Scenario 2 (Uncertain but want protection)
- Current: EUR/USD 1.1000, you’re long
- You expect crash possible but unsure
- Strike choice: 1.0900 put (100 pips OTM—expensive but protecting major losses)
- Reasoning: Insurance—don’t need profit, just protection. Worth paying premium.
Scenario 3 (Lottery trade—maximum leverage)
- Current: EUR/USD 1.1000
- You have strong opinion price will crash to 1.0700 (300 pips)
- Strike choice: 1.0800 put (200 pips OTM)
- Reasoning: Cheap premium, maximum leverage. Low probability but massive payoff if correct.

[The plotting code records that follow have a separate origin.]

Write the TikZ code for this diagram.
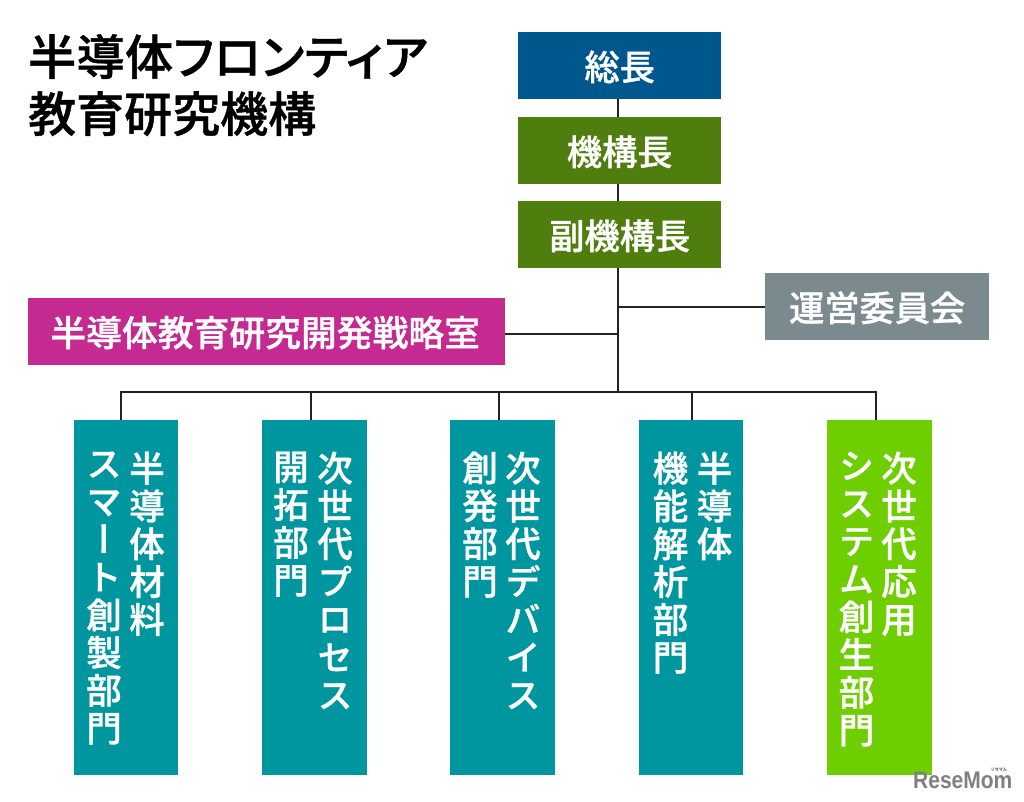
\documentclass[tikz,border=0pt]{standalone}
\usepackage{fontspec}
\newfontfamily\jpfont[FakeBold=0.9]{Noto Sans CJK JP Medium}
\newfontfamily\jpprop[FakeBold=0.9,RawFeature=+palt,LetterSpace=1]{Noto Sans CJK JP Medium}
\newfontfamily\jptate[FakeBold=0.9,RawFeature=+vert]{Noto Sans CJK JP Medium}
\newfontfamily\logofont[FakeStretch=0.875]{Liberation Sans}
\definecolor{souchoblue}{HTML}{00578E}
\definecolor{kikogreen}{HTML}{4F7E0F}
\definecolor{uneigray}{HTML}{7B8A8E}
\definecolor{senryakumag}{HTML}{C42A8F}
\definecolor{buteal}{HTML}{00969F}
\definecolor{bulime}{HTML}{6ECE00}
\definecolor{linedark}{HTML}{222222}
\tikzset{
    boxnode/.style={anchor=north west,inner sep=0pt,text=white,text height=29,text depth=0,
        font=\fontsize{35.2}{37}\selectfont\jpfont},
    kikobox/.style={boxnode,minimum width=203,minimum height=67,fill=kikogreen},
    deptbox/.style={anchor=north west,inner sep=0pt,minimum width=104.5,minimum height=355},
    tatecol/.style={anchor=north,inner sep=0pt,text=white,align=center,
        font=\fontsize{35.5}{37.8}\selectfont\jptate},
    conn/.style={draw=linedark,line width=1.8}
}
\begin{document}
\begin{tikzpicture}[x=1pt,y=-1pt]
    \useasboundingbox (0,0) rectangle (1024,802);

    % Titulo
    \node[anchor=north west,inner sep=0pt,align=left,
        font=\fontsize{48}{57}\selectfont\jpfont] (title) at (28,34)
        {{\jpprop 半導体フロンティア}\\教育研究機構};

    % Cargos
    \node[boxnode,minimum width=203,minimum height=67,fill=souchoblue] (socho) at (518,32) {総長};
    \node[kikobox] (kikocho) at (518,117) {機構長};
    \node[kikobox] (fukucho) at (518,201) {副機構長};
    \node[boxnode,minimum width=224,minimum height=67,fill=uneigray] (unei) at (765,273) {運営委員会};
    \node[boxnode,minimum width=477,minimum height=67,fill=senryakumag,
        font=\fontsize{35.8}{37}\selectfont\jpfont] (senryaku) at (28,298) {半導体教育研究開発戦略室\hspace*{3pt}};

    % Bus
    \coordinate (trunk) at (618.3,392);

    % Departamentos
    \foreach \nm/\bx/\dx/\lx/\rx/\col/\ltxt/\rtxt in {
        dept1/73.5/121/104/147/buteal/{ス\\マ\\ー\\ト\\創\\製\\部\\門}/{半\\導\\体\\材\\料},
        dept2/262/311/291/335/buteal/{開\\拓\\部\\門}/{次\\世\\代\\プ\\ロ\\セ\\ス},
        dept3/450/499/480/523/buteal/{創\\発\\部\\門}/{次\\世\\代\\デ\\バ\\イ\\ス},
        dept4/638.5/692/670.5/714.5/buteal/{機\\能\\解\\析\\部\\門}/{半\\導\\体},
        dept5/827/876/856.5/899/bulime/{シ\\ス\\テ\\ム\\創\\生\\部\\門}/{次\\世\\代\\応\\用}} {
        \node[deptbox,fill=\col] (\nm) at (\bx,420) {};
        \node[tatecol] (\nm-l) at (\lx,451.5) {\ltxt};
        \node[tatecol] (\nm-r) at (\rx,451.5) {\rtxt};
        \coordinate (\nm-bus) at (\dx,392);
        \draw[conn] (\nm-bus) -- (\nm.north -| \nm-bus);
    }

    % Conexiones
    \draw[conn] (socho.south -| trunk) -- (kikocho.north -| trunk);
    \draw[conn] (kikocho.south -| trunk) -- (fukucho.north -| trunk);
    \draw[conn] (fukucho.south -| trunk) -- (trunk);
    \draw[conn] (unei.west) -- (unei.west -| trunk);
    \draw[conn] ([yshift=-2pt]senryaku.east) -- ([yshift=-2pt]senryaku.east -| trunk);
    \draw[conn,line cap=rect] (dept1-bus) -- (dept5-bus);

    % Logo
    \node[anchor=south west,inner sep=0pt,text=gray,
        font=\fontsize{24}{24}\selectfont\bfseries\logofont] (logo) at (913,789) {ReseMom};
    \node[anchor=south east,inner sep=0pt,text=gray,
        font=\fontsize{4}{4}\selectfont\jpfont] (logokana) at (1007,771) {リセマム};
\end{tikzpicture}
\end{document}
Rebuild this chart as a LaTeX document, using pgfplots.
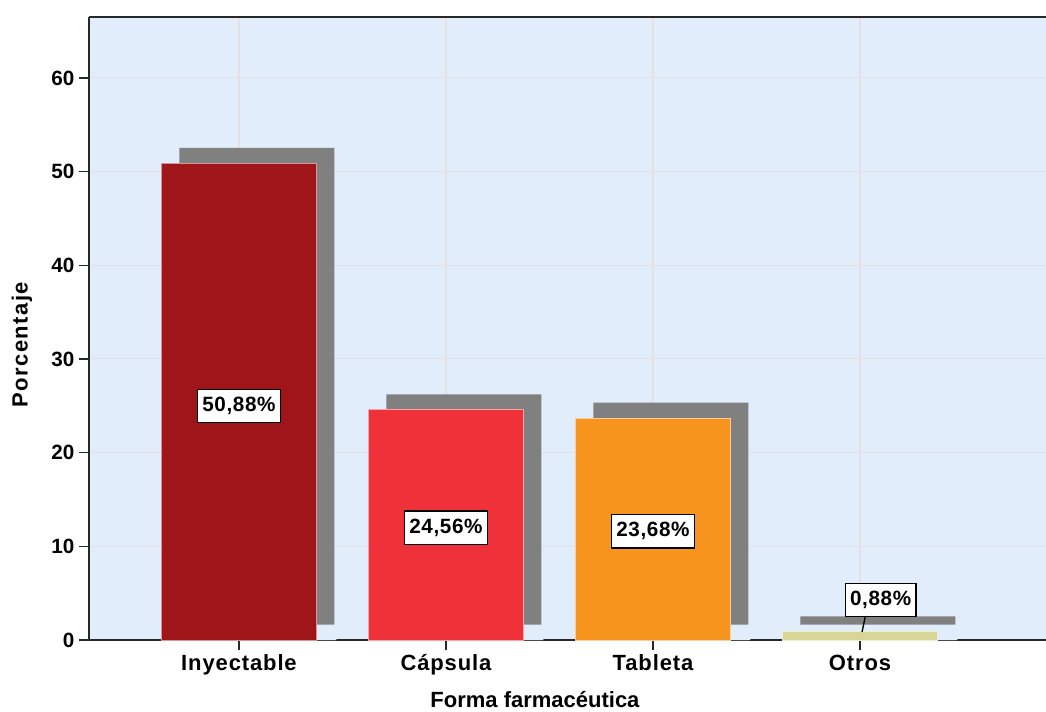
\documentclass[border=0pt]{standalone}
\usepackage{fontspec}
\setmainfont{Liberation Sans}
\newfontfamily\wideA[LetterSpace=4]{Liberation Sans}
\newfontfamily\wideB[LetterSpace=6.5]{Liberation Sans}
\newfontfamily\wideC[LetterSpace=3]{Liberation Sans}
\usepackage{pgfplots}
\pgfplotsset{compat=1.18}
\definecolor{bgcol}{RGB}{225,237,250}
\definecolor{gridcol}{RGB}{228,224,228}
\definecolor{axiscol}{RGB}{40,40,40}
\definecolor{shadowcol}{RGB}{128,128,128}
\definecolor{cA}{RGB}{160,21,26}
\definecolor{cB}{RGB}{239,50,58}
\definecolor{cC}{RGB}{247,148,30}
\definecolor{cD}{RGB}{216,214,150}
\tikzset{lbl/.style={fill=white, draw=black, line width=0.9pt, inner xsep=3.5pt, minimum height=25pt,
    font=\wideC\fontsize{15.5}{18}\selectfont\bfseries}}
\begin{document}
\begin{tikzpicture}
\useasboundingbox (0,0) rectangle (784.5pt,533.25pt);
\begin{axis}[
  at={(66.75pt,53.25pt)}, anchor=south west,
  scale only axis, width=717.75pt, height=467.25pt,
  xmin=-0.7246, xmax=3.8986, ymin=0, ymax=66.5,
  axis x line*=box, axis y line*=left,
  axis line style={draw=axiscol, line width=1.2pt},
  xtick={0,1,2,3}, xticklabels={Inyectable,Cápsula,Tableta,Otros},
  ytick={0,10,...,60},
  tick pos=left, tick align=outside, major tick length=7.5pt,
  tick style={draw=axiscol, line width=1pt},
  grid=major, major grid style={draw=gridcol, line width=0.8pt},
  axis background/.style={fill=bgcol},
  /pgf/number format/assume math mode=true,
  yticklabel style={font=\fontsize{15.5}{17}\selectfont\bfseries},
  xticklabel style={font=\wideA\fontsize{16.5}{19}\selectfont\bfseries, text height=12pt, text depth=3.5pt},
  xlabel={Forma farmacéutica}, ylabel={Porcentaje},
  xlabel style={font=\fontsize{16.5}{19}\selectfont\bfseries, at={(axis description cs:0.466,-0.0963)}, anchor=center},
  ylabel style={font=\wideB\fontsize{16.5}{19}\selectfont\bfseries, at={(axis description cs:-0.070,0.474)}, anchor=center},
  ybar, bar width=116.25pt,
]
% shadows
\addplot[fill=shadowcol, draw=none, bar shift=13.5pt] coordinates {(0,52.53) (1,26.21) (2,25.33) (3,2.53)};
% gap under the shadows
\addplot[fill=bgcol, draw=none, bar shift=13.5pt, bar width=119pt] coordinates {(0,1.65) (1,1.65) (2,1.65) (3,1.65)};
% bars
\addplot[fill=cA, draw=white!55!cA, line width=0.75pt, bar shift=0pt] coordinates {(0,50.88)};
\addplot[fill=cB, draw=white!55!cB, line width=0.75pt, bar shift=0pt] coordinates {(1,24.56)};
\addplot[fill=cC, draw=white!55!cC, line width=0.75pt, bar shift=0pt] coordinates {(2,23.68)};
\addplot[fill=cD, draw=white!55!cD, line width=0.75pt, bar shift=0pt] coordinates {(3,0.88)};
% labels
\node[lbl] at (axis cs:0,25.0) {50,88\%};
\node[lbl] at (axis cs:1,12.0) {24,56\%};
\node[lbl] at (axis cs:2,11.6) {23,68\%};
\draw[black, line width=1pt] (axis cs:3.03,3.0) -- (axis cs:3.01,0.85);
\node[lbl] at (axis cs:3.10,4.27) {0,88\%};
\end{axis}
\end{tikzpicture}
\end{document}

Strike Price and Probability
There’s a mathematical relationship between strike distance and probability:
- ATM strikes: ~50% probability of finishing ITM
- 1 standard deviation OTM: ~32% probability
- 2 standard deviations OTM: ~5% probability
Professional traders use this to calculate expected value:
Expected Value = (Probability of profit × Profit) - (Probability of loss × Loss)
Buying 50-to-1 lottery option (probability 2%, profit 5000%, loss 100%)? EV = (0.02 × 50) - (0.98 × 1) = 1 - 0.98 = 0.02 = +2% expected value
Sounds good! But over 100 such trades, probability means you’ll lose 98 times and win 2 times. You need massive wins to overcome the losses. Most traders can’t execute 100 trades of the same type—they get bored and make mistakes.
Strike Price Mechanics
Can’t change strike: Once your option contract is set, strike is permanent.
Can close and reopen: If you bought 1.1100 call but situation changed, you can close it and buy 1.1000 call instead. But this incurs spread costs twice—expensive.
Strike defines your plan: Before buying any option, know your strike is your plan. You can’t adjust it. You can only exit and re-enter.
Professional Strike Selection
Most professional option traders:
- Identify their outlook (bullish/bearish/neutral)
- Calculate probability of various strikes
- Pick strike with best risk-reward (not highest probability)
- Choose expiration that gives time without excessive decay
- Execute and monitor, not adjust
They don’t overthink strike selection. They pick reasonable strike based on their outlook, and let time/price move do the work.
Building Strike Price Judgment
After 20-30 option trades, log:
- Strike chosen vs. current price
- How much time to expiration
- What happened—did the move occur?
- Did you pick strike too deep OTM (missed move)?
- Did you pick strike too deep ITM (overpaid)?
Over time, you’ll develop intuition for which strikes suit different market conditions and timeframes.
Strike price selection is where option trading edge lives—not in predicting direction, but in pricing risk-reward correctly.